Grundsätzlich glaubt der Terrorismus-Experte: In Deutschland sei die Gefahrenlage noch nicht so ausgeprägt wie in anderen westeuropäischen Ländern, in denen es eine größere arabische Community gibt. „Hier leben mehr Türken, die sich eher in das Leben in Deutschland einfügen – während Syrer und Iraker mit Krieg und Bürgerkrieg groß geworden sind“. Im Nahen Osten sei zudem die Tendenz zur Religion sehr stark ausgeprägt, sagt Humer.

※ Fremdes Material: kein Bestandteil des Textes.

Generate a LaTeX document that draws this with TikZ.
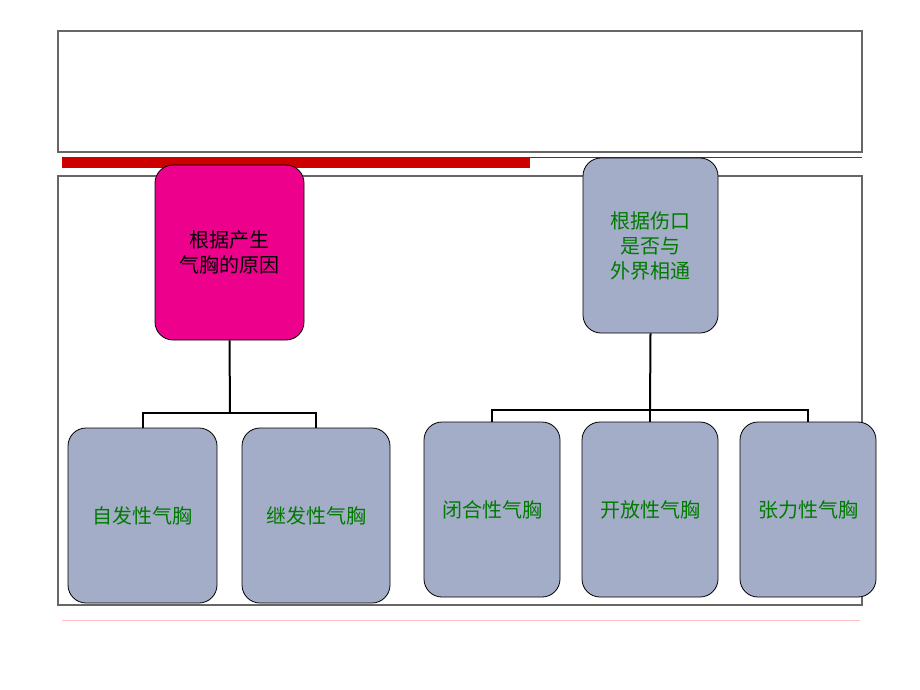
\documentclass[tikz,border=0pt]{standalone}
\usepackage{fontspec}
\newfontfamily\cjk{Noto Sans CJK SC}
\usetikzlibrary{positioning}
\definecolor{boxgray}{HTML}{A3ADC8}
\definecolor{textgreen}{HTML}{007A00}
\definecolor{barred}{HTML}{CC0000}

\begin{document}
\begin{tikzpicture}[
		x=1pt, y=-1pt,
		topic/.style = {
			rectangle, rounded corners=18pt, draw=black, thick,
			align=center, font=\cjk\fontsize{20}{25}\selectfont
		},
		kind/.style = {
			topic, fill=boxgray, text=textgreen,
			minimum width=149pt, minimum height=175pt
		},
		kindnarrow/.style = {
			kind, minimum width=136pt
		},
		link/.style = {draw=black, line width=2pt}
	]
	\useasboundingbox (0,0) rectangle (920,690);
	\fill[white] (0,0) rectangle (920,690);
	% frames and bars
	\draw[gray!80!black, line width=1.2pt] (58,31) rectangle (862,152);
	\fill[barred] (62,157) rectangle (530,168);
	\draw[barred, line width=0.8pt] (530,157) -- (862,157);
	\draw[gray!80!black, line width=1.2pt] (58,176) rectangle (862,605);
	\draw[red!25, line width=1pt] (62,620) -- (860,620);
	% heads
	\node[topic, fill=magenta, minimum width=149pt, minimum height=175pt]
		(cause) at (229.5,252.5) {根据产生\\气胸的原因};
	\node[topic, fill=boxgray, text=textgreen, minimum width=135pt, minimum height=175pt]
		(wound) at (650.5,245.5) {根据伤口\\是否与\\外界相通};
	% leaves
	\node[kind] (spont) at (142.5,515.5) {自发性气胸};
	\node[kind, minimum width=148pt] (second) at (316,515.5) {继发性气胸};
	\node[kindnarrow] (closed) at (492,509.5) {闭合性气胸};
	\node[kindnarrow] (open) at (650,509.5) {开放性气胸};
	\node[kindnarrow] (tension) at (808,509.5) {张力性气胸};
	% connectors
	\coordinate (lj) at (230,413);
	\coordinate (rj) at (650,410);
	\draw[link] (cause.south) -- (lj);
	\draw[link] (spont.north) |- (lj) -| (second.north);
	\draw[link] (wound.south) -- (rj);
	\draw[link] (closed.north) |- (rj) -| (tension.north);
	\draw[link] (rj) -- (open.north);
\end{tikzpicture}
\end{document}
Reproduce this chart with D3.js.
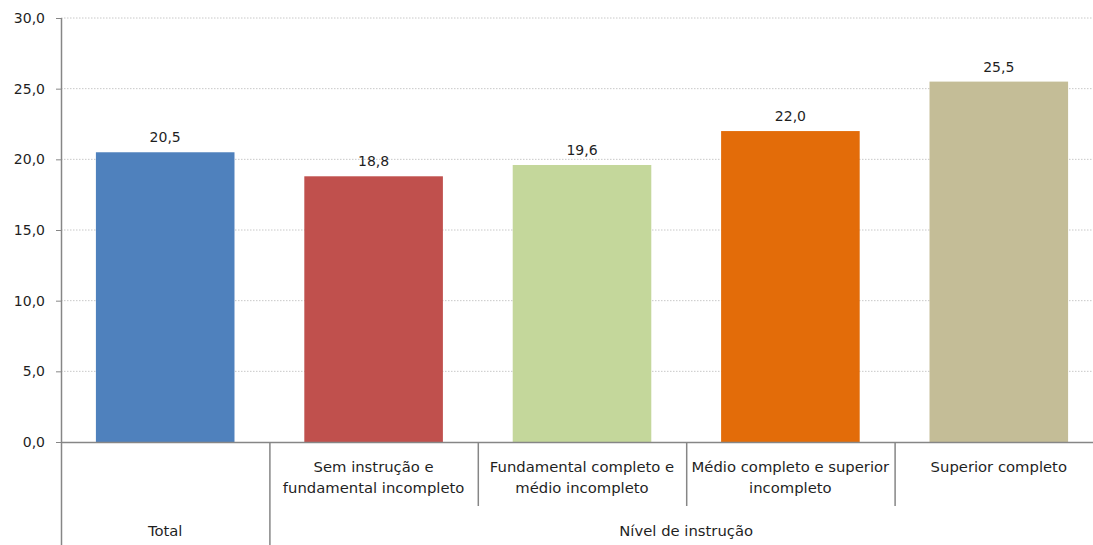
<!DOCTYPE html>
<html><head><meta charset="utf-8">
<script src="https://cdn.jsdelivr.net/npm/d3@7"></script>
<style>body{margin:0;background:#fff}svg{display:block}text{font-family:"DejaVu Sans",Verdana,sans-serif;fill:#1f1f1f}</style>
</head><body>
<svg id="c" width="1093" height="545"></svg>
<script>
const categories = ["Total","Sem instrução e|fundamental incompleto","Fundamental completo e|médio incompleto","Médio completo e superior|incompleto","Superior completo"];
const values = [20.5, 18.8, 19.6, 22.0, 25.5];
const colors = ["#4f81bd","#c0504d","#c4d79b","#e36c09","#c4bd97"];
const yTicks = [0,5,10,15,20,25,30];
const groupLabels = ["Total","Nível de instrução"];

const svg = d3.select("#c");
const x0 = 61, xEnd = 1103, yTop = 18, yBot = 442;
const x = d3.scaleBand().domain(d3.range(categories.length)).range([x0, xEnd]).paddingInner(0).paddingOuter(0);
const y = d3.scaleLinear().domain([0,30]).range([yBot, yTop]);
const fmt = v => d3.format(".1f")(v).replace(".", ",");

// gridlines
svg.append("g").selectAll("line").data(yTicks.filter(t=>t>0)).join("line")
  .attr("x1", x0).attr("x2", 1093).attr("y1", d=>y(d)).attr("y2", d=>y(d))
  .attr("stroke", "#c8c8c8").attr("stroke-dasharray", "1.5,1.5").attr("stroke-width", 1);

// y axis
const yAxis = d3.axisLeft(y).tickValues(yTicks).tickFormat(fmt).tickSize(5).tickPadding(11);
const gy = svg.append("g").attr("transform", `translate(${x0},0)`).call(yAxis);
gy.select(".domain").remove();
gy.selectAll(".tick line").attr("stroke", "#868686");
gy.selectAll(".tick text").attr("font-size", 14).attr("font-family", "DejaVu Sans").attr("fill", "#1f1f1f");
svg.append("line").attr("x1", x0+0.5).attr("x2", x0+0.5).attr("y1", yTop).attr("y2", 545).attr("stroke", "#868686").attr("stroke-width", 1.5);

// bars
const bw = x.bandwidth()*0.665;
svg.append("g").selectAll("rect").data(values).join("rect")
  .attr("x", (d,i)=>x(i)+x.bandwidth()/2-bw/2).attr("width", bw)
  .attr("y", d=>y(d)).attr("height", d=>yBot-y(d))
  .attr("fill", (d,i)=>colors[i]);

// value labels
svg.append("g").selectAll("text").data(values).join("text")
  .attr("x", (d,i)=>x(i)+x.bandwidth()/2).attr("y", d=>y(d)-10)
  .attr("text-anchor", "middle").attr("font-size", 14).text(fmt);

// x axis baseline
svg.append("line").attr("x1", x0).attr("x2", 1093).attr("y1", yBot+0.5).attr("y2", yBot+0.5).attr("stroke", "#868686").attr("stroke-width", 1.5);

// category separators
d3.range(1, categories.length).forEach(i=>{
  svg.append("line").attr("x1", x(i)+0.5).attr("x2", x(i)+0.5).attr("y1", yBot).attr("y2", i===1?545:506)
    .attr("stroke", "#868686").attr("stroke-width", 1.5);
});

// category labels
const fs = 14.8;
categories.forEach((c,i)=>{
  if(i===0) return;
  const lines = c.split("|");
  const t = svg.append("text").attr("text-anchor","middle").attr("font-size",fs)
    .attr("x", x(i)+x.bandwidth()/2);
  lines.forEach((l,k)=>t.append("tspan").attr("x", x(i)+x.bandwidth()/2).attr("y", 472+k*21).text(l));
});
// group labels
svg.append("text").attr("text-anchor","middle").attr("font-size",fs)
  .attr("x", x(0)+x.bandwidth()/2).attr("y", 536).text(groupLabels[0]);
svg.append("text").attr("text-anchor","middle").attr("font-size",fs)
  .attr("x", (x(1)+xEnd)/2).attr("y", 536).text(groupLabels[1]);
</script>
</body></html>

Gleichwohl bewegt sich die Terrorgefahr auch hierzulande nach seinen Erkenntnissen auf konstant hohem Niveau, vielleicht sogar „höher noch, als das momentan den Anschein hat“. Das liege an der zunehmenden Polarisierung der Gesellschaft: „Wenn etwas passiert, dann soll das spektakulär sein, wie etwa der Anschlag in Neuseeland“.

Und: Die Bedrohungslage ändere sich permanent. „Das liegt auch daran, dass es das Kalifat nicht mehr gibt und geflüchtete IS-Kämpfer im medial sensiblen Westen Anschläge verüben wollen“.

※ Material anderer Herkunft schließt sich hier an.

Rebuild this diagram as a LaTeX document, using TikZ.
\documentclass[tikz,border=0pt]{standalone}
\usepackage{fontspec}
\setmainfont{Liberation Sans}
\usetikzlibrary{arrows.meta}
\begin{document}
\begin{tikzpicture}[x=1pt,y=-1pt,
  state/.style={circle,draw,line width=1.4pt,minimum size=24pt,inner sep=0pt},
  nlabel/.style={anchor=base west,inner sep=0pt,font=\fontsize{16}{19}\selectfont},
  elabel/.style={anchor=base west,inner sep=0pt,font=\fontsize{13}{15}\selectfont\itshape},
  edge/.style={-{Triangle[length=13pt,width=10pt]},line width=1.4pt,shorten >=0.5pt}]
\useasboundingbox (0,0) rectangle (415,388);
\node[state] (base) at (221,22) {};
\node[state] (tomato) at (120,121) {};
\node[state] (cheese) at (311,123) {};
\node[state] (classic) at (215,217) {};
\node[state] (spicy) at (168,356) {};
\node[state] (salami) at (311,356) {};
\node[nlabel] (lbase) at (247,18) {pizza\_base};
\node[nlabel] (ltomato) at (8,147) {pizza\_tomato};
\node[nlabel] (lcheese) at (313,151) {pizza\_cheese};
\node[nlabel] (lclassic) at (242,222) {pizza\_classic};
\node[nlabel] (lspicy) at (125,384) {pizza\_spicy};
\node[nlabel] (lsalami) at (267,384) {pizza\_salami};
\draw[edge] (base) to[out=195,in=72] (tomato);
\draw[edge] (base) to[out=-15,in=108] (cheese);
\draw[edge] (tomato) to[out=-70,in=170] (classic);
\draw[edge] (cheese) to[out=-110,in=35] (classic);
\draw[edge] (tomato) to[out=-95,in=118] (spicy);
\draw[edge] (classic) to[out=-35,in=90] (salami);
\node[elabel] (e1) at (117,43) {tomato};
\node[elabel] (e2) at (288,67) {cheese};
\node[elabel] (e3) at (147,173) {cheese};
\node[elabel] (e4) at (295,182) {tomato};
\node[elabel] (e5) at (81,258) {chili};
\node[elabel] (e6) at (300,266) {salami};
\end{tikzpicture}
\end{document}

Doch auch der Staat hat zwischenzeitlich aufgerüstet. Er ist in der Lage, massiv zu reagieren: Vor zwei Jahren etwa hatten 1 100 Polizisten 54 Wohnungen, Geschäftsräume und Moscheen in Südhessen durchsucht. Ziel war es damals, ein salafistisches Netzwerk zu zerschlagen. Auch damals kam einer der Beschuldigten aus Wiesbaden: Othman D. wurden Sympathien zum „Islamischen Staat“ nachgesagt, er wurde im vergangenen Jahres nach Tunesien abgeschoben. Genauso wie Alaa J. aus Rüsselsheim. Als Kopf des Netzwerks galt der Tunesier Haikel S.. Um dessen Abschiebung hatte es lange Auseinandersetzungen vor den Gerichten gegeben. Heute ist auch er wieder in Tunesien.

Die Sicherheitsbehörden seien heute sehr viel besser sortiert als noch vor drei Jahren, hat der Professor beobachtet. „Sie stoßen aber an Grenzen, weil sie kaum noch Leute finden, die über Fachwissen verfügen“. IT-Experten etwa seien absolute Mangelware.